> GIVEN INSTRUCTION:
From the records below, copy out exactly the lines from the one containing "Output the LaTeX" to the one containing "(sand.north |- bus);", both included. Add nothing else.

> SUPPLIED MATERIAL:
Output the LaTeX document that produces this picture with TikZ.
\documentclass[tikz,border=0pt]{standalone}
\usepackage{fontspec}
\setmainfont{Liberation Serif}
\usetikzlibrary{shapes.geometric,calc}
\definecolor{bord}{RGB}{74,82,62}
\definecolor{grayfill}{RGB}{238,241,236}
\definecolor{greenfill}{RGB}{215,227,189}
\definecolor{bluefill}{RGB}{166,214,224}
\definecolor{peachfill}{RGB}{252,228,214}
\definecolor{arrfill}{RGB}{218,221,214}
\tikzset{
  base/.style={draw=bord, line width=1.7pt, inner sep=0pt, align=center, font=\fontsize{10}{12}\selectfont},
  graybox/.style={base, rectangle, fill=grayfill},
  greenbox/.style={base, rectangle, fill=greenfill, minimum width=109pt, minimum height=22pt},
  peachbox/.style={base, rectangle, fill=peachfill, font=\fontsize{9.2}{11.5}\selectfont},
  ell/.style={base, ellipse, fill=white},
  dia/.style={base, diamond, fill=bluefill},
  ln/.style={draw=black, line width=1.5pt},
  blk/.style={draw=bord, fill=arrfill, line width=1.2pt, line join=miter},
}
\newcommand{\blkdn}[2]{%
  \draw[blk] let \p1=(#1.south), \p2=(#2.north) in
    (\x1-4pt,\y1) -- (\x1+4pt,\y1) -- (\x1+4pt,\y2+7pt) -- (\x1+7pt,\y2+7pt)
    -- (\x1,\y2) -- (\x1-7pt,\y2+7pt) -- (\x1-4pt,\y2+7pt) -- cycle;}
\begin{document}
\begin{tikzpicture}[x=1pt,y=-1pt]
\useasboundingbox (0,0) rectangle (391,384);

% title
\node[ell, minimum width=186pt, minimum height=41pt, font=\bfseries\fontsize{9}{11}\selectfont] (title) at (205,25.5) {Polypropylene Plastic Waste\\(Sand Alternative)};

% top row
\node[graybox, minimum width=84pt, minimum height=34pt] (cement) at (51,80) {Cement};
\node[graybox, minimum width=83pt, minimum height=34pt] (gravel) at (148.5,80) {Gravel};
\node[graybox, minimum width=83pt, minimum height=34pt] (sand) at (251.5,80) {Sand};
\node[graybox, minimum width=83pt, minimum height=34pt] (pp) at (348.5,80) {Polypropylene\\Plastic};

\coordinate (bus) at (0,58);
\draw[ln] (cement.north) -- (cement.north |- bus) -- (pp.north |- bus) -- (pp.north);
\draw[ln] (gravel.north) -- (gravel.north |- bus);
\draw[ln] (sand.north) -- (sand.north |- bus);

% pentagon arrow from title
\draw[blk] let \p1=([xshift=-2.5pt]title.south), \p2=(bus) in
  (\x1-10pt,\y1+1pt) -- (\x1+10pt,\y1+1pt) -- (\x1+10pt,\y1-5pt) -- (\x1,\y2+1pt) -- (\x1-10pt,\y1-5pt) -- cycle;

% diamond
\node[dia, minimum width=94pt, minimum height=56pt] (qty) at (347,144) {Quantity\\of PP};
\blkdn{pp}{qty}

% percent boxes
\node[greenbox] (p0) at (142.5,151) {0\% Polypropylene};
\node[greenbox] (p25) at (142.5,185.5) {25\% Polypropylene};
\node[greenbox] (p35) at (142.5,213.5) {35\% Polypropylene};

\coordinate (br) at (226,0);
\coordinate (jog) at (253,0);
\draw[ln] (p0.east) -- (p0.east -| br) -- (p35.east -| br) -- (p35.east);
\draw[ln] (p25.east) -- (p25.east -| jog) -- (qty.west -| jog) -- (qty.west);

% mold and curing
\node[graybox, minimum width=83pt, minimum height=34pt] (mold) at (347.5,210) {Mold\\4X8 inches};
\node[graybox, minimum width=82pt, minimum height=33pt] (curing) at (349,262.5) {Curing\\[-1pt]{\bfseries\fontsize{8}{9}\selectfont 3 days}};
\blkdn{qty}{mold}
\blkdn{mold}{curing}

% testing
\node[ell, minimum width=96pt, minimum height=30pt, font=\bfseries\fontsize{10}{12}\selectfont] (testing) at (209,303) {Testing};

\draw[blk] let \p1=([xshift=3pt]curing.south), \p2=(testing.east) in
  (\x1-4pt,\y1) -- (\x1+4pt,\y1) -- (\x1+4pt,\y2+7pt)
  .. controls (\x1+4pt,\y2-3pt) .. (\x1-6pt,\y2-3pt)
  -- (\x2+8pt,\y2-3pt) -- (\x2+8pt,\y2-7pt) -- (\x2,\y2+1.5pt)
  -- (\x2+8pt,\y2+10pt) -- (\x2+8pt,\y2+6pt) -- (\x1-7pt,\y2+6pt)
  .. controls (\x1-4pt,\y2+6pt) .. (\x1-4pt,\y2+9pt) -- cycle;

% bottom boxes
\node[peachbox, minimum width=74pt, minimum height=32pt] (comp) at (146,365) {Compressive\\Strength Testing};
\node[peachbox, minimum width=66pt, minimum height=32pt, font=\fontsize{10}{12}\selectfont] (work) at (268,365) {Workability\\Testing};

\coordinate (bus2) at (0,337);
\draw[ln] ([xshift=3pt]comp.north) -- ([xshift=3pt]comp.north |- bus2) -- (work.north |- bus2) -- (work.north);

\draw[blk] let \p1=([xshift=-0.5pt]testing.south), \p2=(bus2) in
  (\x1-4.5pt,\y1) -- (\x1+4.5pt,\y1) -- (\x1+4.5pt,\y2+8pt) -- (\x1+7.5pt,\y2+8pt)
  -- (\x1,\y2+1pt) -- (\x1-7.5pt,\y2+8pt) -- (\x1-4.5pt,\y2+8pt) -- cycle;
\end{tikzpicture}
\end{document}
--
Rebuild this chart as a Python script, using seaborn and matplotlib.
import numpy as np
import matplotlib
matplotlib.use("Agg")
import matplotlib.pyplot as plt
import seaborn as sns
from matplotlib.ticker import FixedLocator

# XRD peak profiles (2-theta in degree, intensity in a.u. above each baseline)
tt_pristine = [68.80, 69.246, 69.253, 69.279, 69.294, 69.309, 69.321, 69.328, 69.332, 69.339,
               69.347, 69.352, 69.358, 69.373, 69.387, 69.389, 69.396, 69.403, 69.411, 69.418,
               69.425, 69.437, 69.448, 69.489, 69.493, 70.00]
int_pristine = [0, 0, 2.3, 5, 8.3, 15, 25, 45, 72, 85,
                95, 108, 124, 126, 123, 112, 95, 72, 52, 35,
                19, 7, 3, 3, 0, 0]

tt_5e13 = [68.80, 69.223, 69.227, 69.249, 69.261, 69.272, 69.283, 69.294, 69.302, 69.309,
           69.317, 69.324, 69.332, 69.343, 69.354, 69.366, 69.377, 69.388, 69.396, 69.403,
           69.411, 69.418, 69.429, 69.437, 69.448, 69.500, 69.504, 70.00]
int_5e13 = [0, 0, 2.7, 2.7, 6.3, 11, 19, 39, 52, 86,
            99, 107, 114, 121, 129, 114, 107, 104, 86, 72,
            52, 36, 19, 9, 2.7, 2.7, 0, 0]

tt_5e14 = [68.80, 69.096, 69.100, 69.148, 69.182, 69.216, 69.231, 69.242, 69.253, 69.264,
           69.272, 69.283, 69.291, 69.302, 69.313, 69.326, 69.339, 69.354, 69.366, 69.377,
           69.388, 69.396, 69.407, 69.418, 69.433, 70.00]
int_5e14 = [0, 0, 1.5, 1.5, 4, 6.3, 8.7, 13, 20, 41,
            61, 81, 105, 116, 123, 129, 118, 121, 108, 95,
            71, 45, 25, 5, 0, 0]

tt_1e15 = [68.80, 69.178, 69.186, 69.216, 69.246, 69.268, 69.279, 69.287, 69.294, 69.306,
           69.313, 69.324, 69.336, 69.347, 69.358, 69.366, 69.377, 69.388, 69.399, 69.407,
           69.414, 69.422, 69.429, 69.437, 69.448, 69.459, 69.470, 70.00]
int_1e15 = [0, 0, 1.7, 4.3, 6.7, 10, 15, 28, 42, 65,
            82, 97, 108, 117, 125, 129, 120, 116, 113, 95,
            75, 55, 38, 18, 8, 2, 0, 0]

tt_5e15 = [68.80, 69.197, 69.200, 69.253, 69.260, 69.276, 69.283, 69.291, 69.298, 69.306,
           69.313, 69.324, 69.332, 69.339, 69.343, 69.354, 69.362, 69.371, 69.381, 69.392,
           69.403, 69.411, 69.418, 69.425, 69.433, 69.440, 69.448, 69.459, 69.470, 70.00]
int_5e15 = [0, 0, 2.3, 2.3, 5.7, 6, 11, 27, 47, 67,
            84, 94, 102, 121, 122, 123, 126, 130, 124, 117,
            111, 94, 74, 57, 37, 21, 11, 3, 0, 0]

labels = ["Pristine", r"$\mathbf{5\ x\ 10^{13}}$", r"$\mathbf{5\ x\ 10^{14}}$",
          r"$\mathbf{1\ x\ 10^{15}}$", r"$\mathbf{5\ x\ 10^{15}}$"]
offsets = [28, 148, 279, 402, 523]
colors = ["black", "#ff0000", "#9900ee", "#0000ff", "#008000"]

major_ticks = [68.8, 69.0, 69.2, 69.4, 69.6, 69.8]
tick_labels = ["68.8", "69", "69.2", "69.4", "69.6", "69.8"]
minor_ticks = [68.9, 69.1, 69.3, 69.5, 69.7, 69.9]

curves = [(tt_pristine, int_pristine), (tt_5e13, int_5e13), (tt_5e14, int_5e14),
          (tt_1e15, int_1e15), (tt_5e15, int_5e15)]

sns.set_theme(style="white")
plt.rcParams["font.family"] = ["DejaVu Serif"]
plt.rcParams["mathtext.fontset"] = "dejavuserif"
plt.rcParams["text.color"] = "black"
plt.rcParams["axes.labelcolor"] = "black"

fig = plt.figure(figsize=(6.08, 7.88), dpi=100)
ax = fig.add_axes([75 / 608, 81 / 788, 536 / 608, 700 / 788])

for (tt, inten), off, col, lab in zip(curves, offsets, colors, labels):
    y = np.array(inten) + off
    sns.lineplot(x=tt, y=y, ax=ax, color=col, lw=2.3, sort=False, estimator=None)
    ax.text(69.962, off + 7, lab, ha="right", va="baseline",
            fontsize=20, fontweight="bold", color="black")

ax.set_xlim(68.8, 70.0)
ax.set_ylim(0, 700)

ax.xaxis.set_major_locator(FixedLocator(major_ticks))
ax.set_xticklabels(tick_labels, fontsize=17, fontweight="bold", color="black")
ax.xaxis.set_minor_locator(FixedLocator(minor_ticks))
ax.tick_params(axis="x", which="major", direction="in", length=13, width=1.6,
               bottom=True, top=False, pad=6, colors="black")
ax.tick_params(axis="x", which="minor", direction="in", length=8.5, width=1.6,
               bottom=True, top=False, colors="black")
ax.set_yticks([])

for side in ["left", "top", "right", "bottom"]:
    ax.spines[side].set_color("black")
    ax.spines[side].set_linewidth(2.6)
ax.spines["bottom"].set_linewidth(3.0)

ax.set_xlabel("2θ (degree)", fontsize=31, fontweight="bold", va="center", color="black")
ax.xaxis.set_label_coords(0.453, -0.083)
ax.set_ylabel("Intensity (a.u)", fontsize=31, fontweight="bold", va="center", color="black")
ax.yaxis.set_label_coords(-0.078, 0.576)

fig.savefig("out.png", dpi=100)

> OUTPUT FOR THIS TASK:
Output the LaTeX document that produces this picture with TikZ.
\documentclass[tikz,border=0pt]{standalone}
\usepackage{fontspec}
\setmainfont{Liberation Serif}
\usetikzlibrary{shapes.geometric,calc}
\definecolor{bord}{RGB}{74,82,62}
\definecolor{grayfill}{RGB}{238,241,236}
\definecolor{greenfill}{RGB}{215,227,189}
\definecolor{bluefill}{RGB}{166,214,224}
\definecolor{peachfill}{RGB}{252,228,214}
\definecolor{arrfill}{RGB}{218,221,214}
\tikzset{
  base/.style={draw=bord, line width=1.7pt, inner sep=0pt, align=center, font=\fontsize{10}{12}\selectfont},
  graybox/.style={base, rectangle, fill=grayfill},
  greenbox/.style={base, rectangle, fill=greenfill, minimum width=109pt, minimum height=22pt},
  peachbox/.style={base, rectangle, fill=peachfill, font=\fontsize{9.2}{11.5}\selectfont},
  ell/.style={base, ellipse, fill=white},
  dia/.style={base, diamond, fill=bluefill},
  ln/.style={draw=black, line width=1.5pt},
  blk/.style={draw=bord, fill=arrfill, line width=1.2pt, line join=miter},
}
\newcommand{\blkdn}[2]{%
  \draw[blk] let \p1=(#1.south), \p2=(#2.north) in
    (\x1-4pt,\y1) -- (\x1+4pt,\y1) -- (\x1+4pt,\y2+7pt) -- (\x1+7pt,\y2+7pt)
    -- (\x1,\y2) -- (\x1-7pt,\y2+7pt) -- (\x1-4pt,\y2+7pt) -- cycle;}
\begin{document}
\begin{tikzpicture}[x=1pt,y=-1pt]
\useasboundingbox (0,0) rectangle (391,384);

% title
\node[ell, minimum width=186pt, minimum height=41pt, font=\bfseries\fontsize{9}{11}\selectfont] (title) at (205,25.5) {Polypropylene Plastic Waste\\(Sand Alternative)};

% top row
\node[graybox, minimum width=84pt, minimum height=34pt] (cement) at (51,80) {Cement};
\node[graybox, minimum width=83pt, minimum height=34pt] (gravel) at (148.5,80) {Gravel};
\node[graybox, minimum width=83pt, minimum height=34pt] (sand) at (251.5,80) {Sand};
\node[graybox, minimum width=83pt, minimum height=34pt] (pp) at (348.5,80) {Polypropylene\\Plastic};

\coordinate (bus) at (0,58);
\draw[ln] (cement.north) -- (cement.north |- bus) -- (pp.north |- bus) -- (pp.north);
\draw[ln] (gravel.north) -- (gravel.north |- bus);
\draw[ln] (sand.north) -- (sand.north |- bus);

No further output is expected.